Now the kids are all in school–real school–and so I write while they’re gone, and sometimes I go away for a long weekend and I don’t talk for three or four days and I just totally sink into the work. But that’s a luxury. Mostly it has to be day in, day out. It has taken a long time, but I have learned to switch gears a little more quickly. I’m still not great at it.

I also say “no” a lot. You have to get really good at saying no. Nicely, of course. No, I can’t have coffee, no, I can’t have lunch, no, I can’t head that committee. No, I absolutely can not be a room parent. Room parents are the saints of this world! Of course you have to say yes occasionally–I would say, though, just pick your yeses carefully, and for maximum impact. I also have to admit it is another great luxury, now, to have a contract for the next book. It’s much easier for me to say no when I know I have an actual obligation to someone.
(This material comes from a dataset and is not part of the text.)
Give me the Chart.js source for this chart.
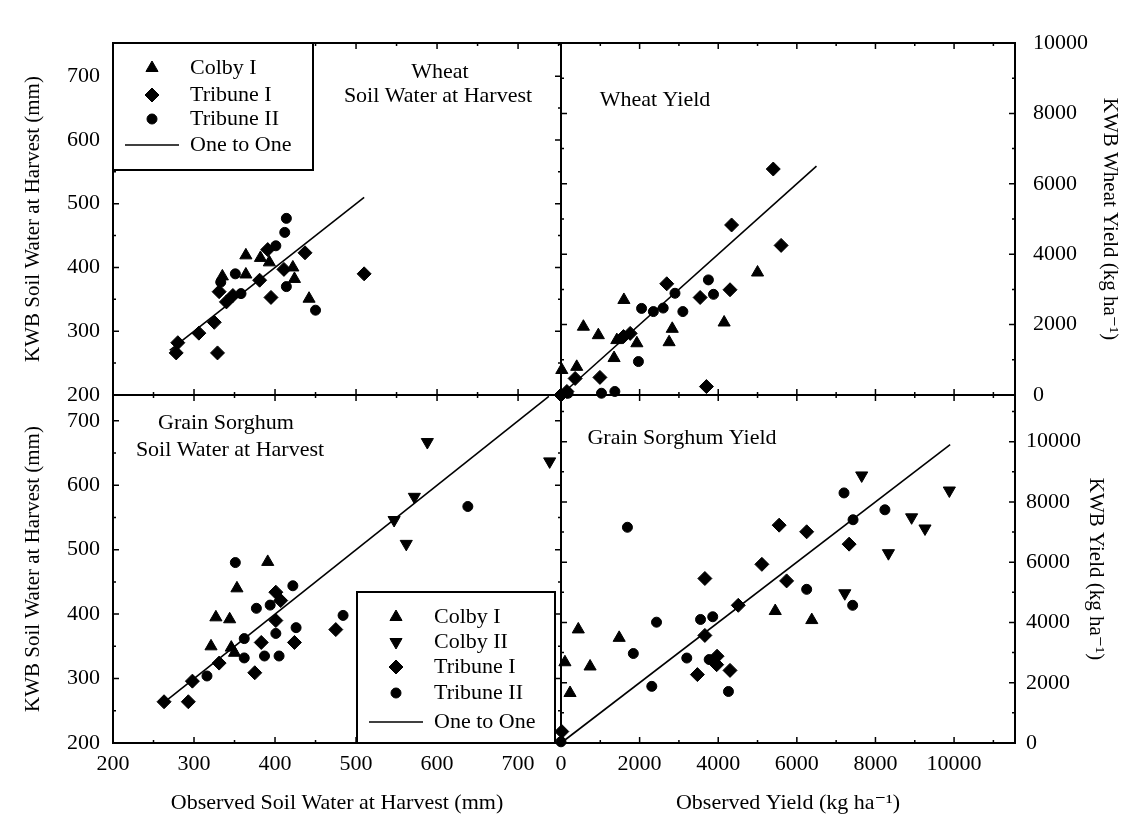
<!DOCTYPE html>
<html>
<head>
<meta charset="utf-8">
<script src="https://cdn.jsdelivr.net/npm/chart.js@4/dist/chart.umd.min.js"></script>
<style>
  html, body { margin: 0; padding: 0; background: #fff; }
  canvas { display: block; }
</style>
</head>
<body>
<canvas id="chart" width="1122" height="821"></canvas>
<script>
// [observed, KWB] pairs

// wheat, soil water at harvest (mm)
const wheatWaterColbyI = [[335,386],[364,389],[364,419],[382,415],[393,408],[422,400],[424,382],[442,351]];
const wheatWaterTribuneI = [[278,266],[280,282],[306,297],[325,314],[329,266],[340,346],[331,362],[348,356],
  [381,380],[395,353],[391,428],[411,397],[437,423],[510,390]];
const wheatWaterTribuneII = [[414,477],[412,455],[401,434],[351,390],[333,377],[358,359],[414,370],[450,333]];
const wheatWaterOneToOne = [270, 510];

// wheat yield (kg/ha)
const wheatYieldColbyI = [[20,710],[400,800],[570,1940],[950,1700],[1350,1050],[1420,1560],[1600,2700],
  [1930,1470],[2750,1500],[2830,1880],[4150,2060],[5000,3480]];
const wheatYieldTribuneI = [[0,0],[150,100],[360,470],[990,500],[1590,1660],[1760,1750],[2690,3160],
  [3540,2770],[4300,2990],[4340,4830],[5400,6420],[5600,4250],[3700,240]];
const wheatYieldTribuneII = [[180,50],[1030,50],[1370,100],[1970,950],[2050,2460],[2350,2370],[2600,2470],
  [2900,2890],[3100,2370],[3750,3270],[3880,2860]];
const wheatYieldOneToOne = [0, 6500];

// grain sorghum, soil water at harvest (mm)
const sorghumWaterColbyI = [[391,481],[353,440],[327,395],[344,392],[321,350],[346,348],[350,340]];
const sorghumWaterColbyII = [[547,546],[562,509],[572,582],[588,667],[739,637]];
const sorghumWaterTribuneI = [[263,264],[293,264],[298,296],[331,324],[375,309],[383,356],[424,356],
  [401,390],[401,434],[407,421],[475,376]];
const sorghumWaterTribuneII = [[316,304],[351,480],[362,332],[362,362],[377,409],[387,335],[394,414],
  [401,370],[405,335],[422,444],[426,379],[484,398],[638,567]];
const sorghumWaterOneToOne = [260, 738];

// grain sorghum yield (kg/ha)
const sorghumYieldColbyI = [[100,2680],[230,1660],[440,3770],[740,2540],[1480,3490],[5450,4380],[6380,4080]];
const sorghumYieldColbyII = [[7220,4970],[7650,8880],[8330,6300],[8920,7490],[9260,7120],[9880,8380]];
const sorghumYieldTribuneI = [[20,380],[3470,2270],[3660,3570],[3660,5460],[3960,2600],[3970,2880],
  [4300,2410],[4510,4570],[5110,5930],[5550,7230],[5740,5380],[6250,7010],[7330,6600]];
const sorghumYieldTribuneII = [[0,40],[1690,7160],[1840,2970],[2310,1880],[2430,4010],[3200,2820],
  [3550,4100],[3770,2770],[3860,4190],[4260,1710],[6250,5100],[7200,8300],[7420,4570],[7430,7410],[8240,7740]];
const sorghumYieldOneToOne = [0, 9900];

// tick labels
const soilWaterTicks = [200, 300, 400, 500, 600, 700];
const yieldTicks = [0, 2000, 4000, 6000, 8000, 10000];

const FONT = '"Liberation Serif", "DejaVu Serif", serif';
const tickFont = {family: FONT, size: 22};
const yTitleFont = {family: FONT, size: 21};
const xTitleFont = {family: FONT, size: 22};
const TEXT = '22px ' + FONT;

const markers = {
    colbyI: {pointStyle: 'triangle', pointRadius: 7, pointRotation: 0},
    colbyII: {pointStyle: 'triangle', pointRadius: 7, pointRotation: 180},
    tribuneI: {pointStyle: 'rectRot', pointRadius: 7, pointRotation: 0},
    tribuneII: {pointStyle: 'circle', pointRadius: 5, pointRotation: 0},
};

function series(rows, kind, xAxisID, yAxisID) {
    return Object.assign({
        data: rows.map(([x, y]) => ({x, y})),
        xAxisID, yAxisID,
        backgroundColor: '#000',
        borderColor: '#000',
        borderWidth: 1,
        clip: false,
    }, markers[kind]);
}

function oneToOne(range, xAxisID, yAxisID) {
    return {
        data: range.map(v => ({x: v, y: v})),
        xAxisID, yAxisID,
        showLine: true,
        pointRadius: 0,
        borderColor: '#000',
        borderWidth: 1.6,
        clip: false,
    };
}

function tickOptions(padding) {
    return {autoSkip: false, maxRotation: 0, padding, color: '#000', font: tickFont, callback: v => String(v)};
}

function xAxis(min, max, values, weight, title) {
    return {
        type: 'linear', axis: 'x', position: 'bottom', stack: 'bottom', stackWeight: weight,
        min, max,
        ticks: tickOptions(8),
        afterBuildTicks: s => { s.ticks = values.map(value => ({value})); },
        grid: {display: false, drawTicks: false},
        border: {display: false},
        title: {display: true, text: title, color: '#000', font: xTitleFont, padding: {top: 0, bottom: 5}},
        afterFit: s => { s.height = 78; },
    };
}

function yAxis(position, min, max, values, weight, title, tickPad, titlePad) {
    return {
        type: 'linear', axis: 'y', position, stack: position, stackWeight: weight,
        min, max,
        ticks: tickOptions(tickPad),
        afterBuildTicks: s => { s.ticks = values.map(value => ({value})); },
        grid: {display: false, drawTicks: false},
        border: {display: false},
        title: {display: true, text: title, color: '#000', font: yTitleFont, padding: {top: titlePad, bottom: 0}},
        afterFit: s => { s.width = position === 'left' ? 113 : 107; },
    };
}

function drawMarker(ctx, style, radius, rotation, x, y) {
    ctx.fillStyle = '#000';
    ctx.strokeStyle = '#000';
    ctx.lineWidth = 1;
    Chart.helpers.drawPoint(ctx, {pointStyle: style, radius, rotation, borderWidth: 1}, x, y);
}

function drawLegend(ctx, left, top, width, height, rows) {
    ctx.fillStyle = '#fff';
    ctx.fillRect(left, top, width, height);
    ctx.strokeStyle = '#000';
    ctx.lineWidth = 2;
    ctx.strokeRect(left, top, width, height);
    ctx.font = TEXT;
    ctx.textAlign = 'left';
    ctx.textBaseline = 'middle';
    rows.forEach(r => {
        const y = top + r.dy;
        if (r.kind === 'line') {
            ctx.strokeStyle = '#000';
            ctx.lineWidth = 1.6;
            ctx.beginPath();
            ctx.moveTo(left + 12, y);
            ctx.lineTo(left + 66, y);
            ctx.stroke();
        } else {
            const m = markers[r.kind];
            drawMarker(ctx, m.pointStyle, m.pointRadius, m.pointRotation, left + 39, y);
        }
        ctx.fillStyle = '#000';
        ctx.fillText(r.label, left + 77, y);
    });
}

const panelPlugin = {
    id: 'panels',
    afterDatasetsDraw(chart) {
        const {ctx, scales: s} = chart;
        const panels = [[s.xL, s.yTL], [s.xR, s.yTR], [s.xL, s.yBL], [s.xR, s.yBR]];
        ctx.save();
        ctx.strokeStyle = '#000';

        panels.forEach(([x, y]) => {
            ctx.lineWidth = 2;
            ctx.strokeRect(x.left, y.top, x.right - x.left, y.bottom - y.top);
            ctx.lineWidth = 1.5;
            ctx.beginPath();
            const xs = x.ticks.map(t => t.value);
            const xStep = xs[1] - xs[0];
            xs.concat(xs.map(v => v + xStep / 2)).forEach((v, i) => {
                if (v > x.max) return;
                const px = x.getPixelForValue(v);
                const len = i < xs.length ? 6 : 3;
                ctx.moveTo(px, y.bottom); ctx.lineTo(px, y.bottom - len);
                ctx.moveTo(px, y.top); ctx.lineTo(px, y.top + len);
            });
            const ys = y.ticks.map(t => t.value);
            const yStep = ys[1] - ys[0];
            ys.concat(ys.map(v => v + yStep / 2)).forEach((v, i) => {
                if (v > y.max) return;
                const py = y.getPixelForValue(v);
                const len = i < ys.length ? 6 : 3;
                ctx.moveTo(x.left, py); ctx.lineTo(x.left + len, py);
                ctx.moveTo(x.right, py); ctx.lineTo(x.right - len, py);
            });
            ctx.stroke();
        });

        // panel titles
        ctx.fillStyle = '#000';
        ctx.font = TEXT;
        ctx.textAlign = 'center';
        ctx.textBaseline = 'middle';
        ctx.fillText('Wheat', s.xL.left + 327, s.yTL.top + 29);
        ctx.fillText('Soil Water at Harvest', s.xL.left + 325, s.yTL.top + 53);
        ctx.fillText('Wheat Yield', s.xR.left + 94, s.yTR.top + 57);
        ctx.fillText('Grain Sorghum', s.xL.left + 113, s.yBL.top + 28);
        ctx.fillText('Soil Water at Harvest', s.xL.left + 117, s.yBL.top + 55);
        ctx.fillText('Grain Sorghum Yield', s.xR.left + 121, s.yBR.top + 43);

        drawLegend(ctx, s.xL.left, s.yTL.top, 200, 127, [
            {kind: 'colbyI', label: 'Colby I', dy: 25},
            {kind: 'tribuneI', label: 'Tribune I', dy: 52},
            {kind: 'tribuneII', label: 'Tribune II', dy: 76},
            {kind: 'line', label: 'One to One', dy: 102},
        ]);
        drawLegend(ctx, s.xL.left + 244, s.yBL.bottom - 151, 198, 151, [
            {kind: 'colbyI', label: 'Colby I', dy: 25},
            {kind: 'colbyII', label: 'Colby II', dy: 50},
            {kind: 'tribuneI', label: 'Tribune I', dy: 75},
            {kind: 'tribuneII', label: 'Tribune II', dy: 101},
            {kind: 'line', label: 'One to One', dy: 130},
        ]);
        ctx.restore();
    }
};

const chart = new Chart(document.getElementById('chart'), {
    type: 'scatter',
    data: {
        datasets: [
            series(wheatWaterColbyI, 'colbyI', 'xL', 'yTL'),
            series(wheatWaterTribuneI, 'tribuneI', 'xL', 'yTL'),
            series(wheatWaterTribuneII, 'tribuneII', 'xL', 'yTL'),
            oneToOne(wheatWaterOneToOne, 'xL', 'yTL'),

            series(wheatYieldColbyI, 'colbyI', 'xR', 'yTR'),
            series(wheatYieldTribuneI, 'tribuneI', 'xR', 'yTR'),
            series(wheatYieldTribuneII, 'tribuneII', 'xR', 'yTR'),
            oneToOne(wheatYieldOneToOne, 'xR', 'yTR'),

            series(sorghumWaterColbyI, 'colbyI', 'xL', 'yBL'),
            series(sorghumWaterColbyII, 'colbyII', 'xL', 'yBL'),
            series(sorghumWaterTribuneI, 'tribuneI', 'xL', 'yBL'),
            series(sorghumWaterTribuneII, 'tribuneII', 'xL', 'yBL'),
            oneToOne(sorghumWaterOneToOne, 'xL', 'yBL'),

            series(sorghumYieldColbyI, 'colbyI', 'xR', 'yBR'),
            series(sorghumYieldColbyII, 'colbyII', 'xR', 'yBR'),
            series(sorghumYieldTribuneI, 'tribuneI', 'xR', 'yBR'),
            series(sorghumYieldTribuneII, 'tribuneII', 'xR', 'yBR'),
            oneToOne(sorghumYieldOneToOne, 'xR', 'yBR'),
        ]
    },
    options: {
        responsive: false,
        animation: false,
        layout: {padding: {top: 43, left: 0, right: 0, bottom: 0}},
        plugins: {
            legend: {display: false},
            tooltip: {enabled: false},
        },
        scales: {
            xL: xAxis(200, 753, soilWaterTicks, 448, 'Observed Soil Water at Harvest (mm)'),
            xR: xAxis(0, 11550, yieldTicks, 454, 'Observed Yield (kg ha\u207B\u00B9)'),
            // left stack is laid out bottom-up, so the lower panel's axis comes first
            yBL: yAxis('left', 200, 740, soilWaterTicks, 348, 'KWB Soil Water at Harvest (mm)', 13, 21),
            yTL: yAxis('left', 200, 752, soilWaterTicks, 352, 'KWB Soil Water at Harvest (mm)', 13, 21),
            yTR: yAxis('right', 0, 10000, yieldTicks, 352, 'KWB Wheat Yield (kg ha\u207B\u00B9)', 18, 0),
            yBR: yAxis('right', 0, 11550, yieldTicks, 348, 'KWB Yield (kg ha\u207B\u00B9)', 11, 14),
        }
    },
    plugins: [panelPlugin]
});
</script>
</body>
</html>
I would like to point out, though, that no one ever asks a male writer what it’s like to be a dad and a writer. I don’t care that it’s the 21st century; people still don’t think that way. But, I have to say, it cuts both ways, and I have often thought that I have it easier than my male counterparts. The male writers I know have much more anxiety about being the breadwinners. They put much more pressure on themselves that way. Whereas for a long time I got to fly under radar–I seemed like I was a stay-at-home mom, but really I had this other project going on, and then I got to burst out and say, ta-da! Look, I wrote a book!

And I can’t say it enough: my husband was and is very, very supportive. I could not have written this book and mothered three kids without him. Of course, I did tell him–I said, I have to do this. And he agreed. He gets that this is my sanity.

So it’s a vocation.

Yes. I always wanted one. I feel very, very blessed to have a passion, and to be able to follow it.